**Written problem:** Reproduce exactly the lines from the line with "Write a Python" through the line with "W, H = 1017, 663", both included, and no other lines.

**Data for this task:**
####################
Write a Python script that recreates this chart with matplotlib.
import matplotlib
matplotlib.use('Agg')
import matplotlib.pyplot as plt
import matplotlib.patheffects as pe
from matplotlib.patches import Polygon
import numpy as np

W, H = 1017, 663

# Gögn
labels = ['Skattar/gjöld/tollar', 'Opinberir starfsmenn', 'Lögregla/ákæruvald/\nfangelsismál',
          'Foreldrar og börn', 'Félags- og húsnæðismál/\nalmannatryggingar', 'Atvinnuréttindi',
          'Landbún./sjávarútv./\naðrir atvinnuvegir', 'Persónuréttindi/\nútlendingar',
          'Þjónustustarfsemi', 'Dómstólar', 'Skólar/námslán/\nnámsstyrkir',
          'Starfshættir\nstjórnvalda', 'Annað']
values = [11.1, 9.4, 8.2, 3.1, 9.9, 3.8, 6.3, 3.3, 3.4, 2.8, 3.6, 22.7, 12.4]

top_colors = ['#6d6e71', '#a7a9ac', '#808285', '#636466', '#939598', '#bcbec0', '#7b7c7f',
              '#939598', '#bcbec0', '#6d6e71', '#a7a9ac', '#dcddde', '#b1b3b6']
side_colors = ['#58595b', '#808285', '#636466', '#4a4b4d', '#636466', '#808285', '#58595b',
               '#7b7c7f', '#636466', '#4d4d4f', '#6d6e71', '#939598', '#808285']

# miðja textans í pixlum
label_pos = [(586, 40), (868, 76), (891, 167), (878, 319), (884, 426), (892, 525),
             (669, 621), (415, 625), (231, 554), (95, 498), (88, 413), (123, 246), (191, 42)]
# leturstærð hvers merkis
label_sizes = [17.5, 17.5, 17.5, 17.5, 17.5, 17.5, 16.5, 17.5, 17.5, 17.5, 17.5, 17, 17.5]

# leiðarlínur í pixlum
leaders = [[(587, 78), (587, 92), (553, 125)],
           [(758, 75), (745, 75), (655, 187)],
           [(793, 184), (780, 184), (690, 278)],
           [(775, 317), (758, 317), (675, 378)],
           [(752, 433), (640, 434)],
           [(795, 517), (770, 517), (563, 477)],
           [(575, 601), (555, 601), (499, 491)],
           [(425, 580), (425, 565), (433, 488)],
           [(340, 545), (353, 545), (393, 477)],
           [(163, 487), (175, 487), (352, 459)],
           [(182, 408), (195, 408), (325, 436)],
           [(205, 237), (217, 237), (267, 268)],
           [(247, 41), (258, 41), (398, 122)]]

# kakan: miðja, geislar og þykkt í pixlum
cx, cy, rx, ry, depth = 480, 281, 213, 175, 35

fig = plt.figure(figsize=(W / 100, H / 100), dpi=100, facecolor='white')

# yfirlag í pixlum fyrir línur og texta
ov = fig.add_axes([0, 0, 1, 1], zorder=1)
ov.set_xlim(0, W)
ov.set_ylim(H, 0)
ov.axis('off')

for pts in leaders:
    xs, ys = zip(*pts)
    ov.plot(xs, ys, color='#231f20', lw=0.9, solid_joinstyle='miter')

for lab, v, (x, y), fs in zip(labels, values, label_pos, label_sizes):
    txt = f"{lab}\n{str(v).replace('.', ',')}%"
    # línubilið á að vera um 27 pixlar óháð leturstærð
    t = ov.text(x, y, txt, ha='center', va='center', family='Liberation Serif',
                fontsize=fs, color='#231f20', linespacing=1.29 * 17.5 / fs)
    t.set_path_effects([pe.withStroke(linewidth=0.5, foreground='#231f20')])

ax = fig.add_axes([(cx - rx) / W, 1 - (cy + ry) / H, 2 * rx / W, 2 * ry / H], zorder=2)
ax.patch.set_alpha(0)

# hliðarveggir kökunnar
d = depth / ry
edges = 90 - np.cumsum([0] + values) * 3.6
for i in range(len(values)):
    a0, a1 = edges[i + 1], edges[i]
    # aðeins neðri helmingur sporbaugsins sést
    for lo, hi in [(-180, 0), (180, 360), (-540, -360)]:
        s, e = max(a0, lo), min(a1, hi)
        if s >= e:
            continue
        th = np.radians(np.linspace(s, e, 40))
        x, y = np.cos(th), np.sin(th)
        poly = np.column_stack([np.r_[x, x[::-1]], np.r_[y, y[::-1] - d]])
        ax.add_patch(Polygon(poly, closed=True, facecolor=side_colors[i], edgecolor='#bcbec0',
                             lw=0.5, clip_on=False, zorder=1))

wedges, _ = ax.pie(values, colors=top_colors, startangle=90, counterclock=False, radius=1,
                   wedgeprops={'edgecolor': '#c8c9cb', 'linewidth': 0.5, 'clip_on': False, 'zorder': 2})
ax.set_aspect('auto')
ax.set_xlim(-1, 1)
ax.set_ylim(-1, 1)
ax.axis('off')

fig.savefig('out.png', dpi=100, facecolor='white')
####################
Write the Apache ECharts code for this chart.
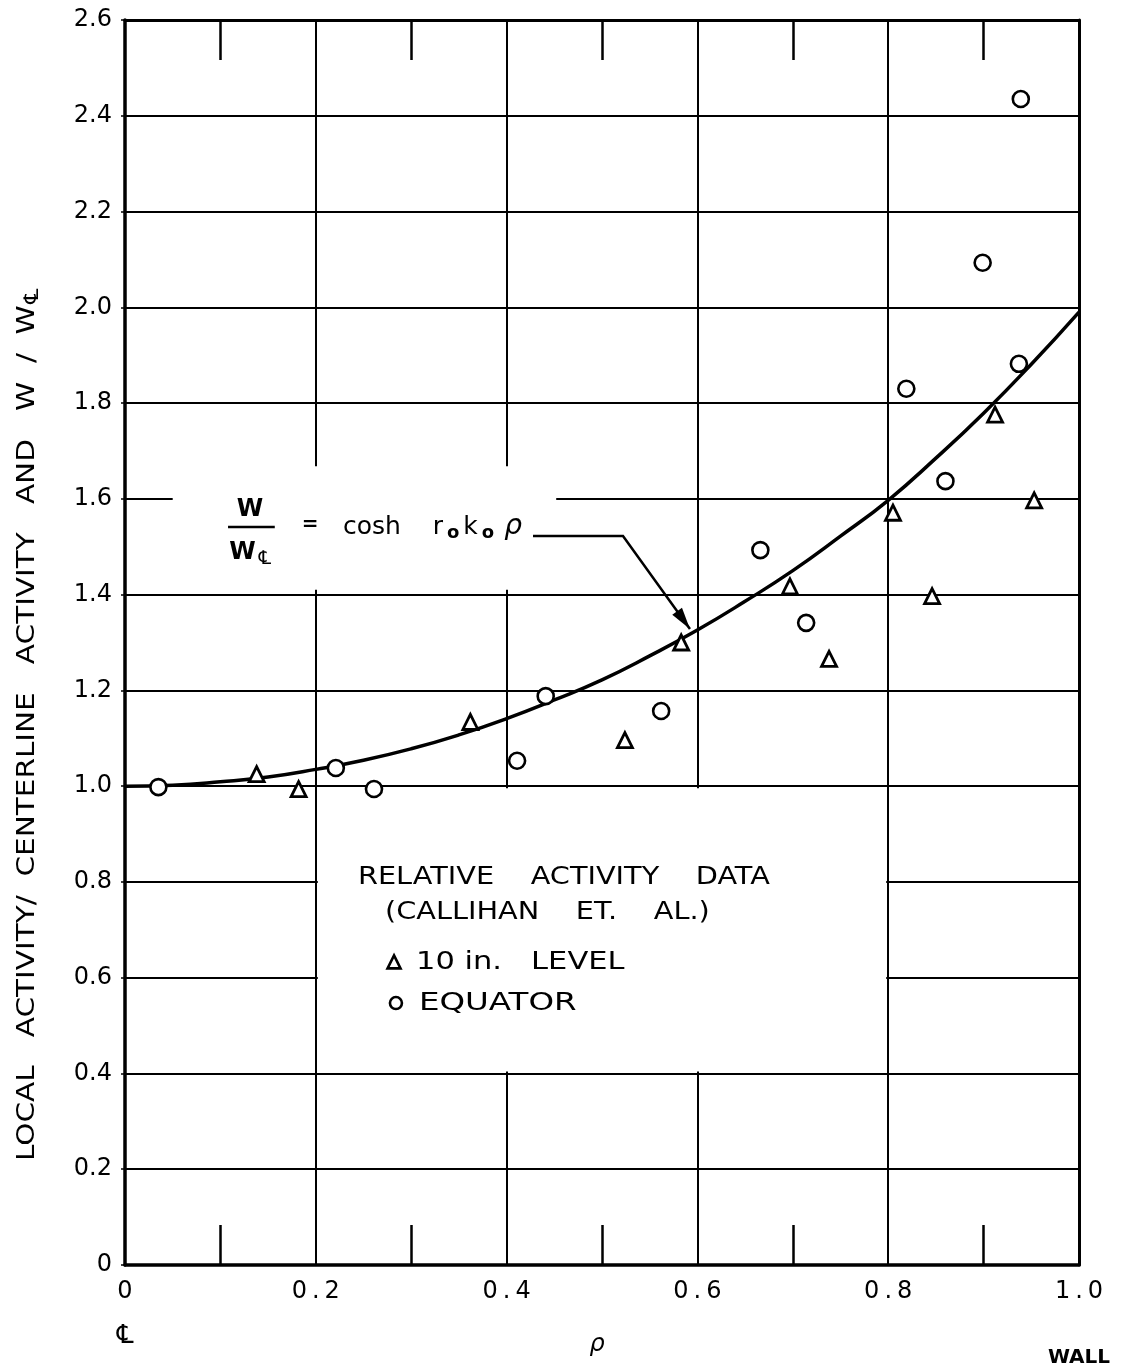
####################
**Complete answer:**
Write a Python script that recreates this chart with matplotlib.
import matplotlib
matplotlib.use('Agg')
import matplotlib.pyplot as plt
import matplotlib.patheffects as pe
from matplotlib.patches import Polygon
import numpy as np

W, H = 1017, 663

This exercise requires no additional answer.